Created by Marcus Vollmer Vollmer
Hi @toekneesunshine, Yes, we just published the [technical limitations](https://www.synapse.org/#!Synapse:syn18405991/wiki/598712) description page. We do not have GPUs at this time. We hope to have GPUs for future challenges. Thank you, Tim
Hi Tim, As a followup to the technical limitations question, are we just allotted CPUs? I couldn't find any mention of GPUs on the Wiki page. Also, does a more detailed technical limitations page exist yet? Thanks, Tony
Hi @sarahmul, We have created a new technical limitations section in the wiki that should be published shortly. The Leaderboard technical limitations are - 70 GB RAM - 50 GB Hard drive - 4 CPUs - 10 Hours Max Runtime Let me know if you have more questions! Thanks, Tim
Hello, I can't seem to find if you released the technical limitations (1) for the Leaderboard phase on the wiki. Can you point me in the direction of these limitations? Thanks! Sarah
Hi @Vollmer, Thanks for the questions. That is correct, during the Leaderboard phase models will be trained and evaluated on data ranging from 2009-2018. During the validation phase we will be evaluating the models on the independent test set ranging from 2018-2019. 1. For the current open phase, you will have 30GB RAM, 4 cores (you can use parallel processing), and one hour to run your model. This is just for the open phase which is only synthetic data. The Leaderboard phase will include UW data, which is larger than the synthetic data.

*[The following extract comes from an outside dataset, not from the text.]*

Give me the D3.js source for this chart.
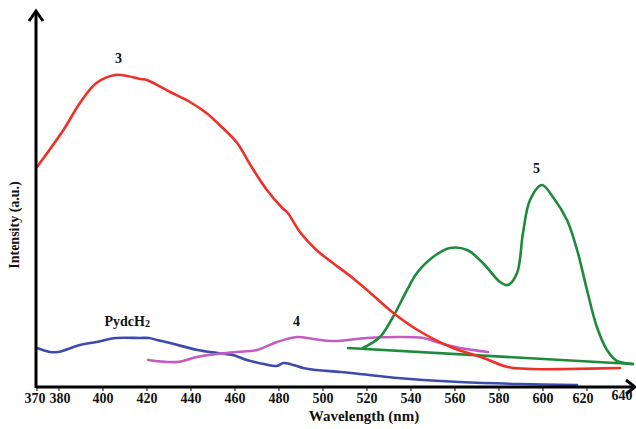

We are going to announce the available resources when we start the Leaderboard phase, but they will be equal to or greater than the open phase limitations. 2. Yes, you can use whatever language you would like. 3. Yes, these algorithms won't be used for commercial purposes and so should be clear to use under open-access for research purposes. 4. We are expecting the score as a continuous number between 0 and 1 (0 less likely of death, 1 more likely of death). 5. We are using AUROC as our primary scoring metric and AUPRC as the tie-breaking metric.